Saturday, 23 January 2016

An early morning walk around the HBM Campus

A morning walk around the sprawling combined 11 acre campus of the Harriet Benson Memorial Hospital and the RE Mission School is bracing and beautiful in the cold of January.

So cold that yesterday the District Collector decreed that all children below 9th standard should stay at home and not go to school because it would be too cold for them in their unheated classrooms.

But today the chill was abated a bit by the precious rays of sun-light.


Come with me on a walking tour of the campus.  We will start on the road near the RE mission school.  This is a Hindi-medium school for over 1000 students.  We are considering putting Yohan in this school when we shift here as a family.
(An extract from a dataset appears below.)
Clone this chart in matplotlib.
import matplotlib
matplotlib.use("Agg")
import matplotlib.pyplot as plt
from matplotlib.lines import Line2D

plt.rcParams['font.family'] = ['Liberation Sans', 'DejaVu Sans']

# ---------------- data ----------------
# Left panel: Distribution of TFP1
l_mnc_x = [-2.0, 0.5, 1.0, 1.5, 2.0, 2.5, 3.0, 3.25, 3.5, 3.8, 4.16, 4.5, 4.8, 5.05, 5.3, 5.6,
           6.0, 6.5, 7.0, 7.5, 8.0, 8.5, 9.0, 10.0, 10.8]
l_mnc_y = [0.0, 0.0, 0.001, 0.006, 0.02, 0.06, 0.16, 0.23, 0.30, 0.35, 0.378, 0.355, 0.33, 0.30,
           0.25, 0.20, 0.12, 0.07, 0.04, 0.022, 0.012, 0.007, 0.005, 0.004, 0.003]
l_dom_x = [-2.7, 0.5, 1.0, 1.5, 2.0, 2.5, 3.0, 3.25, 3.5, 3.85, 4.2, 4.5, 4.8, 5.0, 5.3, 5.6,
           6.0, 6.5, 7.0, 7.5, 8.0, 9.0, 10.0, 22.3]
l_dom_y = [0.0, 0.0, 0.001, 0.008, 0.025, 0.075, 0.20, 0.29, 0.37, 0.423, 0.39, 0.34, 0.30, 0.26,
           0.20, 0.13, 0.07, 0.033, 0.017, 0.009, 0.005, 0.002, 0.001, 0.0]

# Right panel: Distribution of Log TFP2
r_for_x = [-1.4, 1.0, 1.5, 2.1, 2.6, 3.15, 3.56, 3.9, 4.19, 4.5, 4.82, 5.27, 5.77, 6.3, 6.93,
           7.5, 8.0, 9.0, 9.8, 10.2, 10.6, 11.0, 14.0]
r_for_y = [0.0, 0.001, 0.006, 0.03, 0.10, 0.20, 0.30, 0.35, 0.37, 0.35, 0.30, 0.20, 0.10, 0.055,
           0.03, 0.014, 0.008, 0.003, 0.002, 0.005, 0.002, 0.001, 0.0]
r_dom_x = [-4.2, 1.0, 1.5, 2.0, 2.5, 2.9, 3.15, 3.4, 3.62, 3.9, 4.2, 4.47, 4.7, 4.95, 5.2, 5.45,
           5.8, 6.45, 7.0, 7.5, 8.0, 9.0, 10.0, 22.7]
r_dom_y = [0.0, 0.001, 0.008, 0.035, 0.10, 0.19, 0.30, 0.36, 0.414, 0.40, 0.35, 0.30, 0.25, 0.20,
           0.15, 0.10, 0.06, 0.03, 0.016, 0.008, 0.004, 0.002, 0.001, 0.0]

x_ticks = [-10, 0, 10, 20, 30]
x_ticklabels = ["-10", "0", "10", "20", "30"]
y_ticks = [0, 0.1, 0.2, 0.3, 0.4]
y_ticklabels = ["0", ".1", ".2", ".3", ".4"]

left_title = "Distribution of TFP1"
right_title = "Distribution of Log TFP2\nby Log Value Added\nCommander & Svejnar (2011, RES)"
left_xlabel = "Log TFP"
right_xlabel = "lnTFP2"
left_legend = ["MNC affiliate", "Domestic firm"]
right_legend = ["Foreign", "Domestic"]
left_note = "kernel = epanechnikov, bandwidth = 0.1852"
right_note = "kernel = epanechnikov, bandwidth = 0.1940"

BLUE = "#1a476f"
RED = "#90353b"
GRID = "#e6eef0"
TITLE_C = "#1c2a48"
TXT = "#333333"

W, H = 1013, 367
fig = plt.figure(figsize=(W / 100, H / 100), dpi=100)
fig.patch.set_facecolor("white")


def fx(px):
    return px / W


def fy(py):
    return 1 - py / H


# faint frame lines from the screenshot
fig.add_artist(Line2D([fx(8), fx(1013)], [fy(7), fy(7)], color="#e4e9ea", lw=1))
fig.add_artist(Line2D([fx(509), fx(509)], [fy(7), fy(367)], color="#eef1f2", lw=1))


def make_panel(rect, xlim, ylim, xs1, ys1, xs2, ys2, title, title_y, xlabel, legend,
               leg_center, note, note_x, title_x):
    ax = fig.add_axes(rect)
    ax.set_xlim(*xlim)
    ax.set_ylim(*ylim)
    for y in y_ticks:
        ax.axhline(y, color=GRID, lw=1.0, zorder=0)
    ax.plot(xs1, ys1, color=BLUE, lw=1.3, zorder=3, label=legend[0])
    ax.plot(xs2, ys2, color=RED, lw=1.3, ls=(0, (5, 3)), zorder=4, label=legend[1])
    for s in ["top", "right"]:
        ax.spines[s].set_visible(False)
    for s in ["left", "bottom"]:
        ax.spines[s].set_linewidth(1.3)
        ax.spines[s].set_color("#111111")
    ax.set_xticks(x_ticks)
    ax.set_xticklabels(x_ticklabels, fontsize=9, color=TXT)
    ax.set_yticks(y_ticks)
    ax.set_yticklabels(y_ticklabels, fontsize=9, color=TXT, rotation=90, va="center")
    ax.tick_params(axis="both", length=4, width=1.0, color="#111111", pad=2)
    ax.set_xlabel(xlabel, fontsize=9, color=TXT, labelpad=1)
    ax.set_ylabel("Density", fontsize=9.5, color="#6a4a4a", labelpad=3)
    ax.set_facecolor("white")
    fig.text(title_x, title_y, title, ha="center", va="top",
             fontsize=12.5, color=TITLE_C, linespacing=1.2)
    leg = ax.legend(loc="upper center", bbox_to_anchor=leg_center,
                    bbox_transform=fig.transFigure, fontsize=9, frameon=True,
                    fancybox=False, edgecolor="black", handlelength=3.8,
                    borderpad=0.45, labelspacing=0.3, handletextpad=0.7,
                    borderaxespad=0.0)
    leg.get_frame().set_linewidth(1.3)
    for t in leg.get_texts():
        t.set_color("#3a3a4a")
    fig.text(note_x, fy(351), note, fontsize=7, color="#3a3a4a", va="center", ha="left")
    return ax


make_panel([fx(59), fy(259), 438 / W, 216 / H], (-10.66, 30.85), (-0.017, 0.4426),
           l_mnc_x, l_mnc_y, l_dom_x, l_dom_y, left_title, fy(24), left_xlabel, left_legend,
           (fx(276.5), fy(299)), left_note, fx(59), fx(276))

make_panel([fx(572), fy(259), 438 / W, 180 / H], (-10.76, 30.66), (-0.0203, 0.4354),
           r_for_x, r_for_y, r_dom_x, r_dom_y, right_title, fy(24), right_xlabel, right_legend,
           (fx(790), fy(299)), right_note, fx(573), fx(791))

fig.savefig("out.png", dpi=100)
The school is near the original mission bungalow, named the ‘Bacon Bungalow’ after Mary Mercy Bacon who helped establish the mission.  A plaque on the bungalow says it was purchased in 1890.  How much older than that is the building itself?  The details lie buried...somewhere.

Here is the front view of the bungalow.



The screened veranda is now used as the hospital mess – I currently eat my meals here and have been encountering new folks almost each time so far.  The un-married nurses (male and female), community health staff, store keepers, doctors and yours truly break our bread together here.

The Bacon bungalow has been restored and is currently used as a training centre for palliative care.  There are c lass rooms inside and dormitories for course participants.
On the other side of the bungalow is a sprawling porch with an old swing on it.  And a badminton court which sees active use each night.  I have played there one night so far and can vouch that the players are pretty fiercely competitive – but all in good spirit.


Lets walk through some of the more overgrown parts of the compound.  Behind the Bacon bungalow is what must have been an ornamental garden at one time.


I found some striking pillars amidst the undergrowth.

 

On ahead, through the bush and you come to this scene – the campus water tower, next to the well.  Looking like something out of the magical start to CS Lewis' Narnia tale Prince Caspian when the Pevenses come back to the ruins of Cair Paravel and they find it all over grown.

I have always found the opening of Prince Caspain stirring, as the children slowly discover that what looks an overgrown jungle was the place where they had ruled and reigned in another era.


And of course we need to peek into the well.

It is clearly an old one!

Shall we cut across the campus now?

Right in the middle of the campus is the Calvary Church – which is run by the Reformed Episcopal Mission but is very much a community church these days.  Most of the hospital staff worship here on Sundays.  

Here is a look at the church building framed in arch of its small bell tower which is 10 m away from the main structure.



Shall we walk past the fields.  

Fields you say?  

Yes, smack in the middle of the campus are fields

There has been a shortage of rain (though you wouldn’t think it was so on this oasis of a campus) but it has meant that the demonstration field that the community health and development programme has sown has gone to seed.  Not enough water meant that their efforts went in vain.

Now lets look at the back of the hospital.

There is some construction going on – with a large tin roof being erected over the main hospital buildings.  The idea is two-fold.  Protection from the rain in the monsoon (the flat concrete roofs inevitably start leaking) and protection from the searing heat in summer.

A team from Kerala has come to build it. The overseeing engineer and his workers are here for the duration of the construction.


A peek into one of the gardens of the hospital shows that it is still early in the morning.  The patient’s relatives are all still indoors.  When the sun comes out properly, they will be sunning themselves in its warming rays.


The campus has plenty of old buildings = it just drips history.  You can sometimes wonder which century you are in.


But some of the old is making way for the new.  This is the site for new staff accommodation.  I have been drafted onto the building committee and we talked at length today about the plans to construct 6 new housing units for staff.  There was a dilapidated building there which made way for what is to come…


We will end out walk around part of the campus knowing that there is more to explore.  

This a paradise for kids.  Where do you find trees like this these days?


It’s still cold, and I am dressed in my various layers of black.  Time to step into the mess for breakfast of hot puries and alu sabji – washed down with some hot tea.

And then on to the 8.30 AM prayer time that starts the day at Harriet Benson Memorial Hospital in Lalitpur.


Praise God from whom all blessings flow!